05 July 2007

changing horses (i. e. managers) in midstream (midseason)

Over at Mike's Baseball Rants, Mike Carminati has analyzed what happens to baseball teams when they change managers in midseason, and he wonders: how does a team fare when it changes its manager?

What got my attention was the statement that on average, if a team changes its manager its winning percentage improves by .044 in the next season.

After all, we ought to expect some sort of regression to the mean. The average team which changes its manager is a .445 team. (Over 162 games, that's 72 wins and 90 losses.) I figure that the fact that the team wins less than half its game is some combination of lack of skill and bad luck; one expects that they'll do better next year. A team which is "naturally" a .500 team should do this poorly one year out of every fourteen or so.

And indeed, if we compare the winning percentage of a team in year N to the same team in year N+1, the winning percentage in year N+1 is given by, roughly,

PCTn+1 = 0.8 * PCTn + 0.1

I'm being deliberate in only giving one significant figure here; depending on exactly which sample I use the coefficients change quite a bit. But no matter what happens, it seems like a team's record regresses one-fifth of the way back to the mean.

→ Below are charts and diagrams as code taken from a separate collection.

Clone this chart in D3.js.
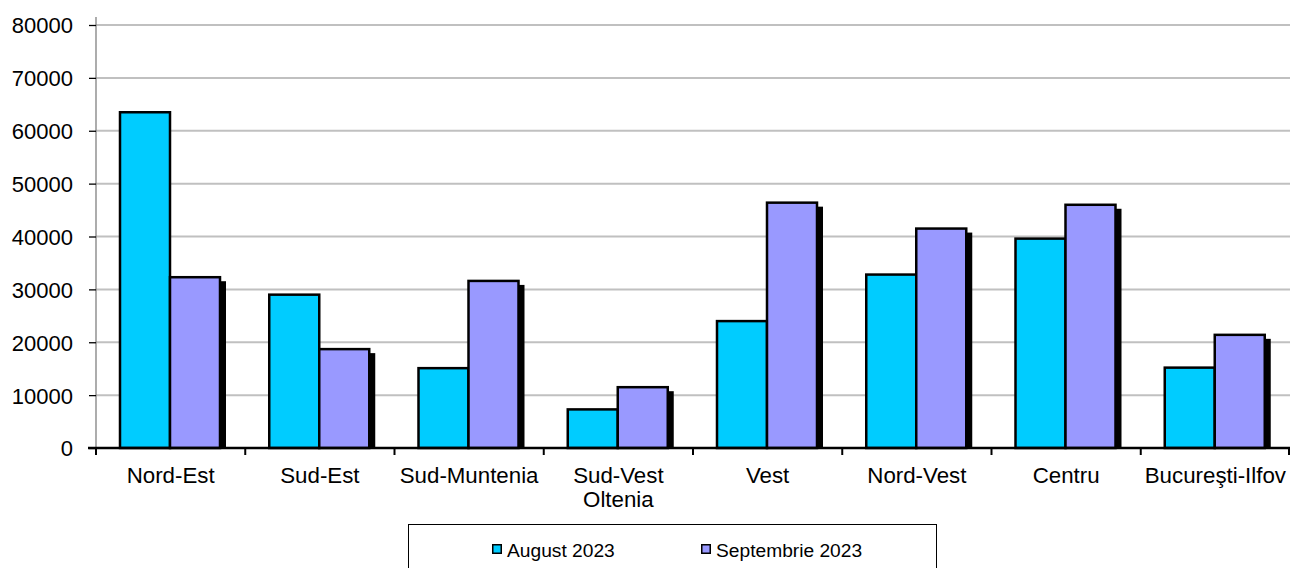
<!DOCTYPE html>
<html><head><meta charset="utf-8">
<script src="https://cdn.jsdelivr.net/npm/d3@7"></script>
<style>body{margin:0;background:#fff}svg{display:block}text{font-family:"Liberation Sans",Arial,sans-serif}</style>
</head><body><svg id="c" width="1290" height="568"></svg>
<script>
const categories = ["Nord-Est","Sud-Est","Sud-Muntenia","Sud-Vest\nOltenia","Vest","Nord-Vest","Centru","Bucureşti-Ilfov"];
const seriesNames = ["August 2023","Septembrie 2023"];
const august = [63500,29000,15100,7300,24000,32800,39600,15200];
const septembrie = [32300,18700,31600,11500,46400,41500,46000,21400];
const yTicks = [0,10000,20000,30000,40000,50000,60000,70000,80000];
const colors = ["#00ccff","#9999ff"];

const svg = d3.select("#c");
const x0 = 96, x1 = 1290, yTop = 25, yBot = 448;
const x = d3.scaleBand().domain(categories).range([x0,x1]).paddingInner(0).paddingOuter(0);
const y = d3.scaleLinear().domain([0,80000]).range([yBot,yTop]);
const inner = d3.scaleBand().domain([0,1]).range([24, 124]);

// gridlines
svg.append("g").selectAll("line").data(yTicks.filter(d=>d>0)).join("line")
  .attr("x1",x0).attr("x2",x1).attr("y1",d=>y(d)).attr("y2",d=>y(d))
  .attr("stroke","#c0c0c0").attr("stroke-width",2);

// y axis
const ya = d3.axisLeft(y).tickValues(yTicks).tickSize(7).tickPadding(16).tickFormat(d3.format("d"));
const gy = svg.append("g").attr("transform",`translate(${x0},0)`).call(ya);
gy.select(".domain").attr("stroke","#808080").attr("stroke-width",1.3).attr("d",`M0,${yTop-8}V${yBot}`);
gy.selectAll(".tick line").attr("stroke","#000").attr("stroke-width",1.3);
gy.selectAll(".tick text").attr("font-size",22).attr("fill","#000").attr("dy","0.36em");

// bars
const data = categories.map((c,i)=>({c, vals:[august[i],septembrie[i]]}));
const groups = svg.append("g").selectAll("g").data(data).join("g")
  .attr("transform",d=>`translate(${x(d.c)},0)`);
// shadow for septembrie
groups.append("rect")
  .attr("x",d=>inner(1)+inner.bandwidth()-1).attr("y",d=>y(d.vals[1])+4)
  .attr("width",7).attr("height",d=>yBot-y(d.vals[1])-4).attr("fill","#000");
groups.selectAll("rect.bar").data(d=>d.vals.map((v,k)=>({v,k}))).join("rect")
  .attr("class","bar")
  .attr("x",d=>inner(d.k)).attr("y",d=>y(d.v))
  .attr("width",inner.bandwidth()).attr("height",d=>yBot-y(d.v))
  .attr("fill",d=>colors[d.k]).attr("stroke","#000").attr("stroke-width",2.5);

// x axis
const xa = d3.axisBottom(x).tickSize(0).tickFormat("");
const gx = svg.append("g").attr("transform",`translate(0,${yBot})`).call(xa);
gx.select(".domain").attr("stroke","#000").attr("stroke-width",2.5).attr("d",`M${x0-8},0H${x1}`);
svg.append("g").selectAll("line").data(categories).join("line")
  .attr("x1",d=>x(d)).attr("x2",d=>x(d)).attr("y1",yBot).attr("y2",yBot+7)
  .attr("stroke","#000").attr("stroke-width",2);
svg.append("line").attr("x1",x1-1).attr("x2",x1-1).attr("y1",yBot).attr("y2",yBot+7).attr("stroke","#000").attr("stroke-width",2);
const lbl = svg.append("g").selectAll("text").data(categories).join("text")
  .attr("x",d=>x(d)+x.bandwidth()/2).attr("y",483).attr("text-anchor","middle")
  .attr("font-size",22.3).attr("fill","#000");
lbl.each(function(d){
  const t = d3.select(this);
  d.split("\n").forEach((s,i)=>t.append("tspan").attr("x",x(d)+x.bandwidth()/2).attr("dy",i?24:0).text(s));
});

// legend
svg.append("rect").attr("x",408.5).attr("y",524.5).attr("width",528).attr("height",60)
  .attr("fill","#fff").attr("stroke","#000").attr("stroke-width",1);
const legX = [492, 701];
const lg = svg.append("g").selectAll("g").data(seriesNames).join("g")
  .attr("transform",(d,i)=>`translate(${legX[i]},544)`);
lg.append("rect").attr("x",0.75).attr("y",0.75).attr("width",8.5).attr("height",8.5)
  .attr("fill",(d,i)=>colors[i]).attr("stroke","#000").attr("stroke-width",1.5);
lg.append("text").attr("x",15).attr("y",13).attr("font-size",19.2).attr("fill","#000").text(d=>d);
</script></body></html>
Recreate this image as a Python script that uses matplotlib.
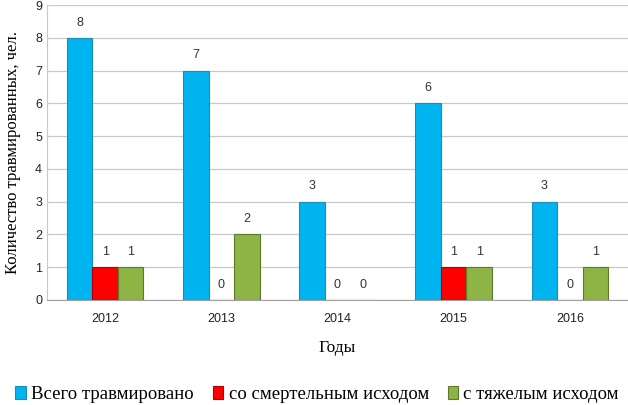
import matplotlib.pyplot as plt
import numpy as np

# Data
years = ["2012", "2013", "2014", "2015", "2016"]
total = [8, 7, 3, 6, 3]
fatal = [1, 0, 0, 1, 0]
severe = [1, 2, 0, 1, 1]
series_names = ["Всего травмировано", "со смертельным исходом", "с тяжелым исходом"]

colors = ["#00B4F0", "#FF0000", "#8DB444"]
edges = ["#1C8DB8", "#B00000", "#5C7A2A"]

fig = plt.figure(figsize=(6.28, 4.05), dpi=100)
ax = fig.add_axes([47 / 628, 1 - 300 / 405, 581 / 628, 295 / 405])

x = np.arange(len(years))
w = 0.22
for i, vals in enumerate([total, fatal, severe]):
    pos = x + (i - 1) * w
    ax.bar(pos, vals, width=w, color=colors[i], edgecolor=edges[i],
           linewidth=0.8, label=series_names[i], zorder=3)
    for p, v in zip(pos, vals):
        ax.text(p, v + 0.28, str(v), ha="center", va="bottom",
                fontsize=9, color="#333333", family="Liberation Sans")

ax.set_xlim(-0.5, len(years) - 0.5)
ax.set_ylim(0, 9)
ax.set_yticks(range(0, 10))
ax.set_xticks(x)
ax.set_xticklabels(years)
ax.tick_params(axis="both", length=0, labelsize=9, colors="#222222")
ax.tick_params(axis="x", pad=9)
for lab in ax.get_xticklabels() + ax.get_yticklabels():
    lab.set_family("Liberation Sans")

ax.grid(axis="y", color="#C8C8C8", linewidth=0.9, zorder=0)
for s in ["top", "right"]:
    ax.spines[s].set_visible(False)
ax.spines["left"].set_color("#C8C8C8")
ax.spines["bottom"].set_color("#A0A0A0")

ax.set_xlabel("Годы", family="Liberation Serif", fontsize=12.5, labelpad=11)
ax.set_ylabel("Количество травмированных, чел.", family="Liberation Serif",
              fontsize=12, labelpad=10)

fig.legend(loc="lower center", bbox_to_anchor=(0.505, -0.036), ncol=3, frameon=False,
           prop={"family": "Liberation Serif", "size": 13.5},
           handlelength=0.55, handleheight=0.7, handletextpad=0.3, columnspacing=1.0)

fig.savefig("out.png", dpi=100)
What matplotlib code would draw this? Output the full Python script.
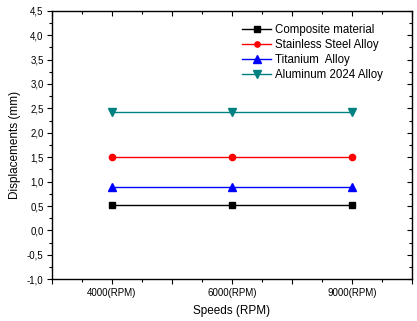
import numpy as np
import matplotlib.pyplot as plt
from matplotlib.ticker import MultipleLocator, FuncFormatter

plt.rcParams['font.family'] = ['Liberation Sans', 'DejaVu Sans']

speeds = ["4000(RPM)", "6000(RPM)", "9000(RPM)"]
composite = [0.52, 0.52, 0.52]
stainless = [1.50, 1.50, 1.50]
titanium = [0.90, 0.90, 0.90]
aluminum = [2.42, 2.42, 2.42]

x = np.arange(1, len(speeds) + 1)

fig = plt.figure(figsize=(4.17, 3.21), dpi=100)
ax = fig.add_axes([0.1247, 0.1299, 0.8633, 0.8368])

ax.plot(x, composite, color="black", marker="s", markersize=4.5, lw=1, label="Composite material")
ax.plot(x, stainless, color="red", marker="o", markersize=4.5, lw=1, label="Stainless Steel Alloy")
ax.plot(x, titanium, color="blue", marker="^", markersize=6, lw=1, label="Titanium  Alloy")
ax.plot(x, aluminum, color="#008080", marker="v", markersize=6, lw=1, label="Aluminum 2024 Alloy")

ax.set_xlim(0.5, 3.5)
ax.set_ylim(-1.0, 4.5)

ax.xaxis.set_major_locator(MultipleLocator(0.5))
ax.xaxis.set_minor_locator(MultipleLocator(0.25))
ax.xaxis.set_major_formatter(FuncFormatter(
    lambda v, p: speeds[int(round(v)) - 1] if abs(v - round(v)) < 1e-6 and 1 <= round(v) <= 3 else ""))
ax.yaxis.set_major_locator(MultipleLocator(0.5))
ax.yaxis.set_minor_locator(MultipleLocator(0.25))
ax.yaxis.set_major_formatter(FuncFormatter(lambda v, p: ("%.1f" % v).replace(".", ",")))

ax.tick_params(which="both", labelsize=7, width=0.8)
ax.tick_params(which="major", length=3.5)
ax.tick_params(which="minor", length=2.5)
ax.tick_params(axis="x", which="both", top=True, pad=2.5)
ax.tick_params(axis="y", which="both", right=True, pad=2.5)
for t in ax.xaxis.get_major_ticks() + ax.xaxis.get_minor_ticks():
    t.tick2line.set_marker(3)
for t in ax.yaxis.get_major_ticks() + ax.yaxis.get_minor_ticks():
    t.tick2line.set_marker(0)
for s in ax.spines.values():
    s.set_linewidth(1)

ax.set_xlabel("Speeds (RPM)", fontsize=8.5, labelpad=5)
ax.set_ylabel("Displacements (mm)", fontsize=8.5, labelpad=4)

ax.legend(loc="upper left", bbox_to_anchor=(0.50, 0.99), frameon=False, fontsize=8.3,
          numpoints=1, handlelength=2.5, handletextpad=0.3, labelspacing=0.28, markerscale=0.85)

fig.savefig("out.png", dpi=100)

A 71-91 team this year (ten games below .500) ought to be eight below 500, or 73-89, next year; a 111-51 team this year (thirty games above .500) ought to be 105-57 next year.

So you'd expect that .445 team this year to improve to .456 next year -- an improvement of .011. There is therefore some real effect from changing the manager.

However, midseason replacements don't seem to have much of an effect. Carminati also computes that when a team changes managers in midseason, they do .007 better after the replacement than before. It would be too much effort to compile how teams do on average in the first and second half of the season, but I'd expect some sort of regression to the mean. It's not immediately clear how this should compare with the regression to the mean between consecutive seasons. On the one hand, the samples are smaller, so you'd expect a bit more volatility -- but does that mean that our hypothetical .445 team over the first half should do better or worse than .456 in the second half? On the other hand, there's a lot more turnover during the offseason just because there's more time there; I'd definitely expect the regression to be stronger between seasons than between halves of the same season, because a team which has done badly will shop around and get itself some talent, and a team which has done well is likely to be paying out too much and will sell off some talent. So this .007 figure might not even be significant. I suspect that a lot matters on the particular situation that the team is in.